Broadening our sense of what matters must be paired with a critical consideration of the academy’s formal structures of evaluation (promotion, tenure, admissions). This structural component is essential if we want to make it possible for people to work creatively and thoughtfully. Otherwise, we will continue in the status quo, which relies on an overarching investment in a conservative understanding of success that hinge on a very traditional prestige framework. This leads to training students to succeed in the same ways as their predecessors, and generally repeating what has come before, in a professionalization process that is reproductive rather than generative.

As long as this is the case, real change is very difficult. Teaching remains devalued because it is often not incentivized within prestige economies, contributing to an increased reliance on adjunct faculty members who are not adequately supported or compensated for their work. Service is totally undervalued, and people (usually women, and especially women of color) who take on higher service loads may be implicitly (or even explicitly) penalized for not making enough “progress” on the kinds of work that are formally rewarded. In addition, recruitment of both students and faculty remains conservative—or people may be recruited to do things that the institution isn’t actually prepared to support, which is incredibly counterproductive and often personally damaging.

If we want to move away from this conservative model, we have to think about what really matters. Not what is prestigious, but why we do our work and what good it can do in the world. Some of the things that I consider core values and goals are:

  • Reinvesting in teaching
  • Fostering and celebrating work that has a significant public impact, and rewarding that work formally
  • Strengthening academic labor structures
  • Creating more inclusive structures
  • Bringing people into the field in new ways, looking for new kinds of scholarly products, and meaningfully supporting that work
  • Thinking more creatively about which students are primed for “success”
  • Supporting students and faculty through mentorship and especially peer mentorship

These values bring me to one underlying hope that we can create academic structures that are rooted in abundance and joy. On some days this seems frankly impossible. On other days, I see glimmers of hope through the work of individuals and programs that aim to work differently.
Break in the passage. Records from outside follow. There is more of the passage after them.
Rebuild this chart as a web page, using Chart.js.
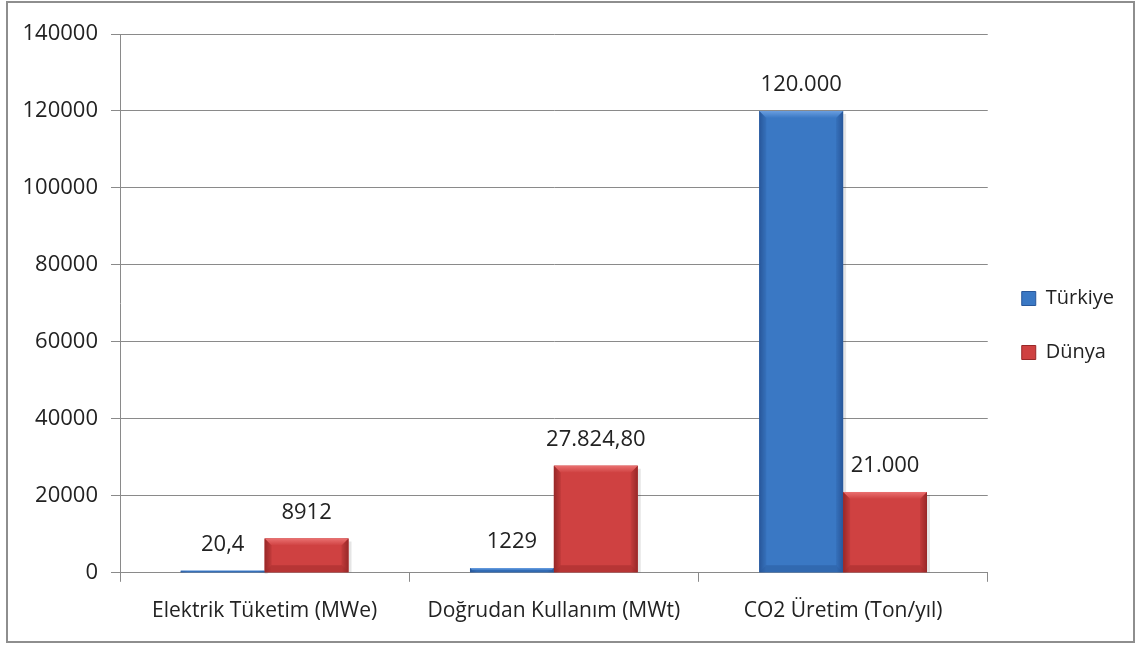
<!DOCTYPE html>
<html>
<head>
<meta charset="utf-8">
<script src="https://cdn.jsdelivr.net/npm/chart.js@4.4.1/dist/chart.umd.min.js"></script>
<style>
    html, body { margin: 0; padding: 0; background: #fff; }
    #frame {
        position: absolute; left: 6px; top: 1px;
        width: 1125px; height: 638px;
        border: 2px solid #8e8e8e; background: #fff;
    }
    #wrap { position: absolute; left: 0; top: 0; width: 1125px; height: 638px; }
</style>
</head>
<body>
<div id="frame"><div id="wrap"><canvas id="geoChart"></canvas></div></div>
<script>
// Chart data
const categories = ['Elektrik Tüketim (MWe)', 'Doğrudan Kullanım (MWt)', 'CO2 Üretim (Ton/yıl)'];
const seriesNames = ['Türkiye', 'Dünya'];
const turkiyeValues = [20.4, 1229, 120000];
const dunyaValues = [8912, 27824.8, 21000];
const turkiyeLabels = ['20,4', '1229', '120.000'];
const dunyaLabels = ['8912', '27.824,80', '21.000'];
const yTicks = [0, 20000, 40000, 60000, 80000, 100000, 120000, 140000];

const FONT = "'Open Sans', 'Liberation Sans', sans-serif";

// Colours: [base, light, dark]
const blue = ['#3a78c4', '#6a9ee0', '#28579a'];
const red = ['#cf4141', '#ea7070', '#982828'];

// Draws value labels above each bar
const valueLabels = {
    id: 'valueLabels',
    afterDatasetsDraw(chart) {
        const ctx = chart.ctx;
        const texts = [turkiyeLabels, dunyaLabels];
        ctx.save();
        ctx.font = '22px ' + FONT;
        ctx.fillStyle = '#222';
        ctx.textAlign = 'center';
        ctx.textBaseline = 'bottom';
        chart.data.datasets.forEach((ds, i) => {
            chart.getDatasetMeta(i).data.forEach((bar, j) => {
                ctx.fillText(texts[i][j], bar.x, bar.y - 15);
            });
        });
        ctx.restore();
    }
};

// Nudge the legend up a little so it sits where the original one does
const legendShift = {
    id: 'legendShift',
    afterLayout(chart) {
        if (chart.legend) {
            chart.legend.top -= 12;
            chart.legend.bottom -= 12;
        }
    }
};

// Bevel shading over each bar (imitates the Office look)
const bevelBars = {
    id: 'bevelBars',
    afterDatasetsDraw(chart) {
        const ctx = chart.ctx;
        const palettes = [blue, red];
        ctx.save();
        chart.data.datasets.forEach((ds, i) => {
            const pal = palettes[i];
            chart.getDatasetMeta(i).data.forEach(bar => {
                const left = bar.x - bar.width / 2;
                const right = bar.x + bar.width / 2;
                const top = bar.y;
                const bottom = bar.base;
                const h = bottom - top;
                if (h < 1) return;
                const b = Math.min(7, h / 2);

                // soft shadow to the right
                ctx.fillStyle = 'rgba(0,0,0,0.10)';
                ctx.fillRect(right, top + 3, 3, h - 3);

                // body gradient
                const g = ctx.createLinearGradient(left, 0, right, 0);
                g.addColorStop(0, pal[2]);
                g.addColorStop(0.08, pal[0]);
                g.addColorStop(0.92, pal[0]);
                g.addColorStop(1, pal[2]);
                ctx.fillStyle = g;
                ctx.fillRect(left, top, right - left, h);

                // top bevel
                const tg = ctx.createLinearGradient(0, top, 0, top + b);
                tg.addColorStop(0, pal[1]);
                tg.addColorStop(1, pal[0]);
                ctx.beginPath();
                ctx.moveTo(left, top);
                ctx.lineTo(right, top);
                ctx.lineTo(right - b, top + b);
                ctx.lineTo(left + b, top + b);
                ctx.closePath();
                ctx.fillStyle = tg;
                ctx.fill();

                // side bevels
                ctx.globalAlpha = 0.25;
                ctx.fillStyle = pal[2];
                ctx.beginPath();
                ctx.moveTo(right, top);
                ctx.lineTo(right, bottom);
                ctx.lineTo(right - b, bottom - b);
                ctx.lineTo(right - b, top + b);
                ctx.closePath();
                ctx.fill();
                ctx.beginPath();
                ctx.moveTo(left, top);
                ctx.lineTo(left, bottom);
                ctx.lineTo(left + b, bottom - b);
                ctx.lineTo(left + b, top + b);
                ctx.closePath();
                ctx.fill();
                // bottom bevel
                ctx.globalAlpha = 0.45;
                ctx.beginPath();
                ctx.moveTo(left, bottom);
                ctx.lineTo(right, bottom);
                ctx.lineTo(right - b, bottom - b);
                ctx.lineTo(left + b, bottom - b);
                ctx.closePath();
                ctx.fill();
                ctx.globalAlpha = 1;
            });
        });
        ctx.restore();
    }
};

new Chart(document.getElementById('geoChart'), {
    type: 'bar',
    data: {
        labels: categories,
        datasets: [{
            label: seriesNames[0],
            data: turkiyeValues,
            backgroundColor: blue[0],
            borderWidth: 0,
            minBarLength: 2
        }, {
            label: seriesNames[1],
            data: dunyaValues,
            backgroundColor: red[0],
            borderWidth: 0
        }]
    },
    plugins: [bevelBars, valueLabels, legendShift],
    options: {
        responsive: true,
        maintainAspectRatio: false,
        animation: false,
        categoryPercentage: 0.58,
        barPercentage: 1.0,
        layout: { padding: { top: 31, right: 9, bottom: 0, left: 0 } },
        plugins: {
            tooltip: { enabled: false },
            legend: {
                position: 'right',
                labels: {
                    font: { family: FONT, size: 20 },
                    color: '#222',
                    boxWidth: 14,
                    boxHeight: 14,
                    padding: 34,
                    generateLabels(chart) {
                        return [blue, red].map((pal, i) => ({
                            text: seriesNames[i],
                            fillStyle: pal[0],
                            strokeStyle: pal[2],
                            lineWidth: 1,
                            fontColor: '#222',
                            datasetIndex: i
                        }));
                    }
                }
            }
        },
        scales: {
            x: {
                grid: {
                    display: true,
                    drawOnChartArea: false,
                    drawTicks: true,
                    tickLength: 9,
                    color: '#8a8a8a',
                    offset: true
                },
                border: { color: '#8a8a8a' },
                ticks: {
                    font: { family: FONT, size: 21 },
                    color: '#222',
                    padding: 17
                }
            },
            y: {
                min: 0,
                max: 140000,
                afterBuildTicks(scale) {
                    scale.ticks = yTicks.map(v => ({ value: v }));
                },
                afterFit(scale) { scale.width = 112; },
                grid: {
                    color: '#8a8a8a',
                    tickLength: 9
                },
                border: { color: '#8a8a8a' },
                ticks: {
                    font: { family: FONT, size: 22 },
                    color: '#222',
                    padding: 13,
                    callback: value => String(value)
                }
            }
        }
    }
});
</script>
</body>
</html>
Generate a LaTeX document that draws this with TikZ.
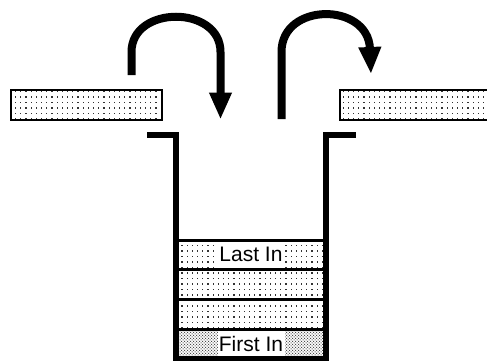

How can we get to a place where joy is a value that is supported structurally? Part of the answer involves material support for the full range of scholarly work (not just prestigious research), and part involves a fundamental shift in priorities. I think we see a glimpse onto this through the Futures Initiative, but I would challenge us all to think about how can we make it a part of higher ed more broadly. Scholarly work is all about creating new knowledge, new ways of being, new possibilities. It should be something that creates a mindset of abundance, but somehow higher ed has come to be dominated by a sense of scarcity and competition. How can we change that? Resolving this question is something that I consider worth fighting for as we look to the future of the university.